Drop every picture. Then return, exactly, the lines from the beginning of the listing below through the one containing "const lineDashed = [false, true, true];".
-- Start of Stored data --
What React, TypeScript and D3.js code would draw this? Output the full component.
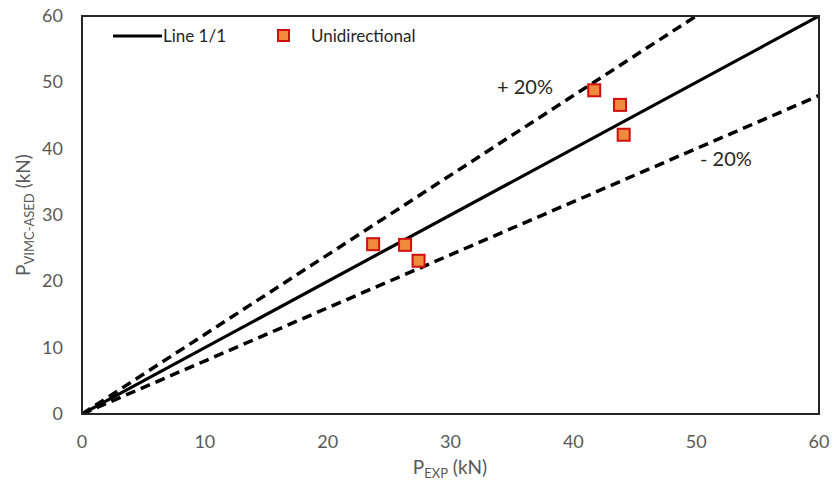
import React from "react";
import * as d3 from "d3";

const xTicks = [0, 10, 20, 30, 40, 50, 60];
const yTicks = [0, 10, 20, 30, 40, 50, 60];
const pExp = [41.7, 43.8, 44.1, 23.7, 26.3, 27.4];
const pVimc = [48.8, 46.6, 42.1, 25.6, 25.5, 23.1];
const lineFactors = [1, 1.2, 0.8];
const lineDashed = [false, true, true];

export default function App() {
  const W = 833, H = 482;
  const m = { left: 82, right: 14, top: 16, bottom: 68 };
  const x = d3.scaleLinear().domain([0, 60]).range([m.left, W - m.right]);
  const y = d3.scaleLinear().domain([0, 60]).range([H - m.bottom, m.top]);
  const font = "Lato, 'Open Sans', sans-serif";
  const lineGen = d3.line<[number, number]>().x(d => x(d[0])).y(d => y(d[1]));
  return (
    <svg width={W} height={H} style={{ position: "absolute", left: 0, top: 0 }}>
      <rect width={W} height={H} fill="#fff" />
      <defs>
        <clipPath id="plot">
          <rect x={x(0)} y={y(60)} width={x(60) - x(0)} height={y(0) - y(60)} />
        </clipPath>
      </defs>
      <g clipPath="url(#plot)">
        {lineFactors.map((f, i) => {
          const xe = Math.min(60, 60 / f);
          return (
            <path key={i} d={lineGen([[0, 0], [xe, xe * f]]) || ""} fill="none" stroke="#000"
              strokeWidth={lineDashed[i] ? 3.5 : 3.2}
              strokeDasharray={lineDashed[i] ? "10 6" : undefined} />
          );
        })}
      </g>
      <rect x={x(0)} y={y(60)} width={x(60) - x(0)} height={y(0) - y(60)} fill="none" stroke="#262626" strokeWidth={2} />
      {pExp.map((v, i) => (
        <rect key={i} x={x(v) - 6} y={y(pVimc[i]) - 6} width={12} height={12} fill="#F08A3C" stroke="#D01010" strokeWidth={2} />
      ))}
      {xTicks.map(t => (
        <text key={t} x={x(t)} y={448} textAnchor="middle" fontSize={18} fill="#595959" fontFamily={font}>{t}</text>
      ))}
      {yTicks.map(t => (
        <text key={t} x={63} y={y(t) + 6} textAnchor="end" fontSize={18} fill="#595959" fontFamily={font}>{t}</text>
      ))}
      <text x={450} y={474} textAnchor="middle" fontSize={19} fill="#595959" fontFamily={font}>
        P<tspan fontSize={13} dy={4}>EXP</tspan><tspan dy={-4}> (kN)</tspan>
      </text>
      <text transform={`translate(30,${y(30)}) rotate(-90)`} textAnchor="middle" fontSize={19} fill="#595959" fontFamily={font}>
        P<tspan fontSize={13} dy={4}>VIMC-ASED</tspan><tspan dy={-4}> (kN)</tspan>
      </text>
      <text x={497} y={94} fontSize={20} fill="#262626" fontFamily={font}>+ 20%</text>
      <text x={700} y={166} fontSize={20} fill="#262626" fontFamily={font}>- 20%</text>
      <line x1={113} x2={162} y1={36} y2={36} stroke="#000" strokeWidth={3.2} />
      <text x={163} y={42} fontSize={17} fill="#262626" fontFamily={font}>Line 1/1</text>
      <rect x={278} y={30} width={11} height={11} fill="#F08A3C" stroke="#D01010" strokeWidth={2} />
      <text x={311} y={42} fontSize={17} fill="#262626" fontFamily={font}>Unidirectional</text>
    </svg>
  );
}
-- End of Stored data --
Answer to this exercise
What React, TypeScript and D3.js code would draw this? Output the full component.
import React from "react";
import * as d3 from "d3";

const xTicks = [0, 10, 20, 30, 40, 50, 60];
const yTicks = [0, 10, 20, 30, 40, 50, 60];
const pExp = [41.7, 43.8, 44.1, 23.7, 26.3, 27.4];
const pVimc = [48.8, 46.6, 42.1, 25.6, 25.5, 23.1];
const lineFactors = [1, 1.2, 0.8];
const lineDashed = [false, true, true];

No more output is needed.